Smucker, which owns the Crisco brand, would control at least 70% of the market for branded canola and vegetable oils sold to grocery stores and other retailers if it acquired the Wesson brand, the FTC said in a statement.
“Cooks across the U.S. benefit from the competition between the staple brands Wesson and Crisco. We are taking this action to preserve the benefits of that competition,” Ian Conner, deputy director of the FTC’s Bureau of Competition, said in a news release.
“After attempted price increases by each brand over the last two years were limited by intense competition from the other, this transaction eliminates that restraint and would allow Smucker to raise prices on both brands,” he added.
Conagra announced in May 2017 that it would sell Wesson to Smucker for about $285 million. Smucker expects the deal to add about $230 million to its annual net sales.

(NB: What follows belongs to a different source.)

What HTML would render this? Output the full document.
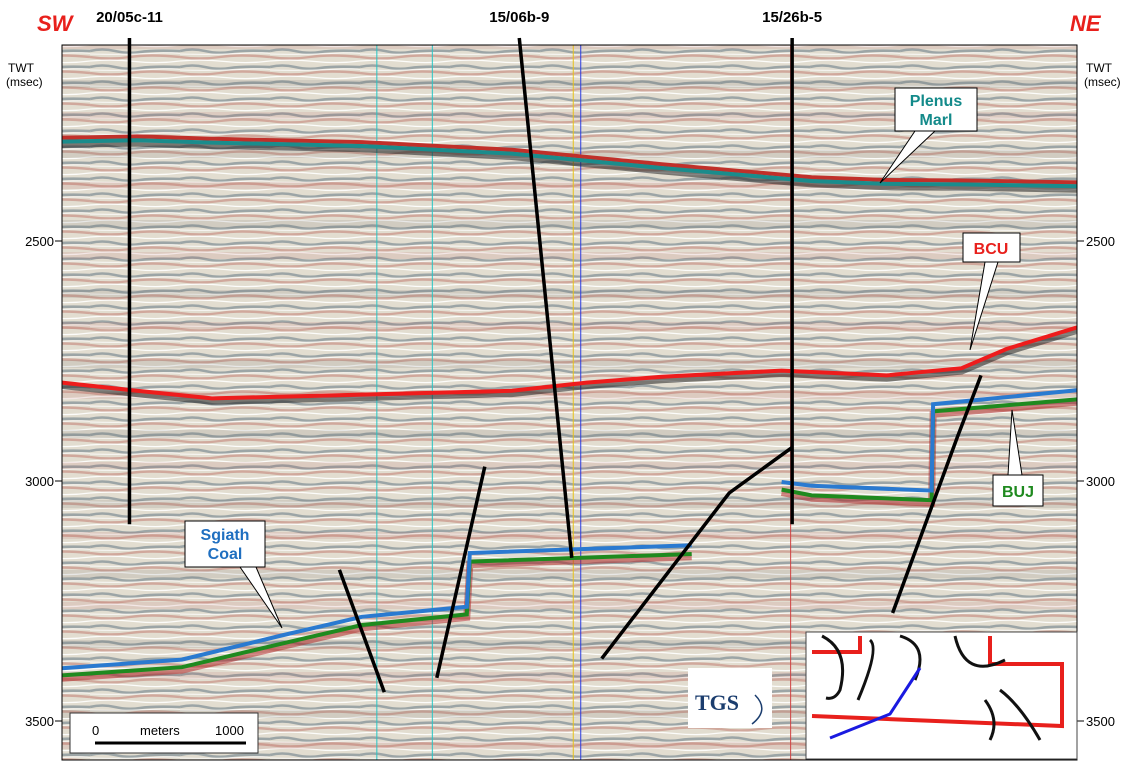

But the FTC said the acquisition was “likely to increase Smucker’s negotiating leverage against retailers, especially traditional grocers, by eliminating the vigorous head-to-head competition that exists between the Crisco and Wesson brands today.”
According to the commission, Smucker’s own internal documents acknowledge that eliminating price competition between Crisco and Wesson is a central part of its rationale for the acquisition. “The transaction would give Smucker the ability to raise prices to retailers, ultimately leading to higher prices for U.S. consumers,” the FTC said.
The commission also noted that while other branded canola and vegetable oils such as Mazola and LouAna are available in the U.S., “they each control only a small share of the market, and building sufficient brand equity to expand would require substantial investment and take at least several years.”
Conagra said it had worked “diligently for the last eight months to respond to the FTC’s inquiries about the transaction” and was “very disappointed by and disagree[s] with the Commission’s decision.”